Dilma chefia um governo que não conversa com ninguém (ela
própria, segundo o ministro Gilberto Carvalho, consulta-se basicamente com os
ministros do Desenvolvimento, Fernando Pimentel, seu amigo de juventude, e da
Educação, Aloizio Mercadante, viciado em perder eleições para o governo de São
Paulo, e com o marqueteiro João Santana), que não ouve ninguém, que não
controla mais sua confusa e entrechocante base aliada, que não sabe o que fazer
nem para onde vai.
Mesmo agora, ao manter, com modificações, a ideia nebulosa de um
plebiscito - o Planalto divulgou nota agora há pouco defendendo "a relevância
de uma ampla consulta popular por meio de um plebiscito" -, trocou-se a
iniciativa de o povo decidir ou não pela convocação de uma constituinte
exclusiva por outra medida: os eleitores decidirão diretamente se aprovam ou
não temas específicos de reforma política que serão propostos.
E então voltamos à estaca zero: nunca houve consenso sobre
questões cruciais da reforma política, principalmente sobre a MÃE DE TODAS AS
DISTORÇÕES - a desigual representação proporcional dos Estados na Câmara dos
Deputados, que faz um cidadão de Roraima valer, em termos eleitorais, mais de
dez vezes um cidadão que viva em São Paulo.
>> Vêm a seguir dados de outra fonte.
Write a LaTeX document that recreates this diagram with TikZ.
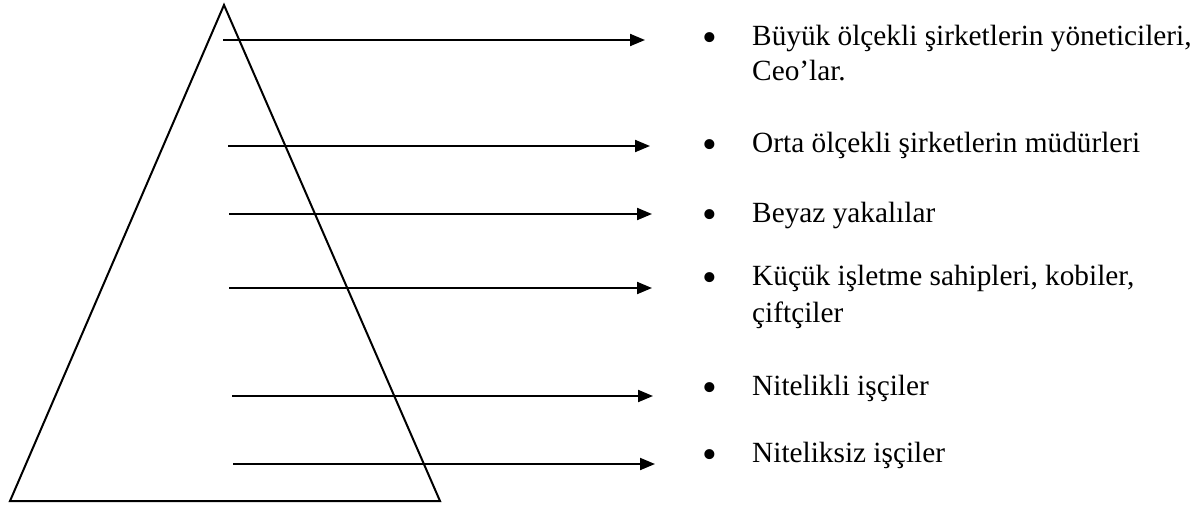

Da mesma forma, nunca se obteve
consenso sobre se o voto deve ser obrigatório ou não, sobre como se fazer o
financiamento das campanhas, sobre se haverá ou não voto distrital etc etc etc.
Há pelo menos 20 anos discute-se uma reforma política no
Congresso e nunca se conseguiu uma ampla maioria para nada efetivamente
relevante.
Como, então, poderá haver consenso para decidir o que irá ser
proposto ao eleitorado na cédula com a qual ele votará no tal plebiscito?
Quaisquer que sejam as perguntas, elas precisarão passar pelo crivo do atual
Congresso, e não há a menor dúvida de que serão podadas.
Parece que ninguém no governo pensou nisso. Uma prova mais de
que estão perdidos, sem saber o que fazer e para onde ir. No mato sem cachorro.